Funnily, my return flight had a three-hour layover in Salt Lake City, so after I landed I considered my options. I could either spend three hours chilling in the airport, maybe grabbing a bite to eat and walking around the duty-free shops, or I could venture out to explore the city. There was always the risk of not making it back in time, and my prospects didn’t look as good after I asked around and found out that the light rail into the city center was closed for New Year’s.
Well I decided to do it anyway. After all, it’s not everyday I find myself in Salt Lake City, out of all places. Better yet, Lyft and Uber saved the day. I didn’t even have to wait outside in the freezing 20-degree cold! My driver picked me up in no time and I chatted with him the entire drive about what it’s like to live in SLC (not much to do but beautiful), what it’s like to drive for a rideshare company (awesome, flexible hours and supplements his traveling blues band gig), and what to see in the city (the Temple, the mall).
After 15 minutes or so, I was standing in front of one of the most magnificent buildings I’ve seen in the US. The famous Salt Lake Temple rose out of the ground and looked like an ancient castle in Temple Square. The temple took 40 years to build and is considered one of the LDS Church’s most sacred buildings. I took a moment to admire the intricate carvings and patterns and snapped some pictures before continuing on my way.
I passed by several statues of famous Mormon leaders Joseph Smith (founder of the Mormon religion) and Brigham Young (founder of Salt Lake City) before arriving at another building – this one was the Salt Lake Assembly, a congregation hall that today hosts free weekend music concerts. The equally well-known Seagull Monument stood right in front of the building and commemorates the Miracle of the Gulls.
Next up came the Salt Lake Tabernacle, which I’ll describe as a building that looks like a giant spaceship. Home to the world-famous Mormon Tabernacle Choir, this building was a feat of engineering and design when it was completed in 1867. Many people at the time didn’t think the roof could hold, but the 150 feet by 250 feet roof has stood for over a century without any issues!
I stepped inside the heated room and spotted the Salt Lake Tabernacle Organ, which was absolutely awe-inspiring. I could just imagine the choir and organ filling the congregation with the most beautiful sounds. After warming up for a bit I went back out into the bitter cold, catching a glimpse of the nativity scene that was set up for Christmas before heading out of the square.

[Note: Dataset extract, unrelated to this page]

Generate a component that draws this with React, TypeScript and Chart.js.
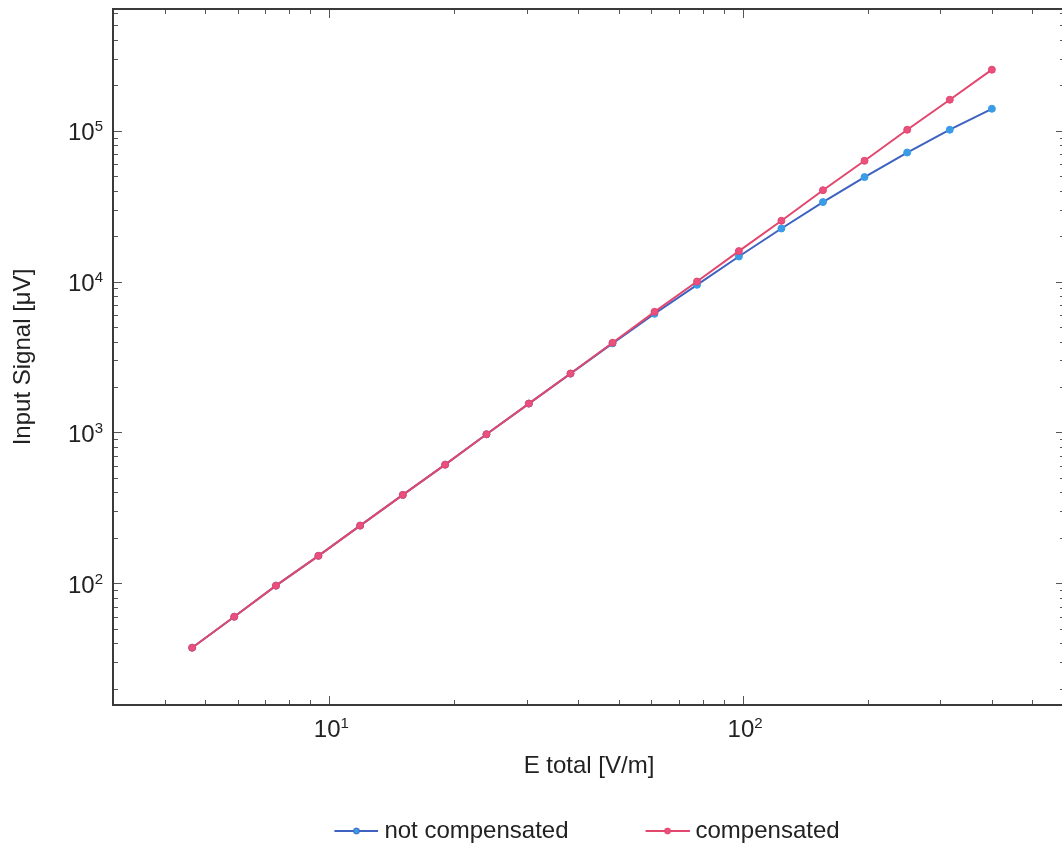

A brief stroll through downtown saw some cool buildings from the nearby City Creek Center shopping center. The juxtaposition of modern-day popular stores and the historical buildings practically next to it was quite jarring, but I did like how a lot of the shops were in some old-fashioned buildings as well.
My final stop was the Salt Palace Convention Center, which was under construction so I didn’t venture too close. By now I felt so cold I couldn’t feel my hands and feet, so I hailed another car and was back at the airport with plenty of time to spare for my final flight to San Francisco. I even grabbed a McFlurry on my way to the gate, and the flight itself went by without any hitches. Salt Lake City visit – success!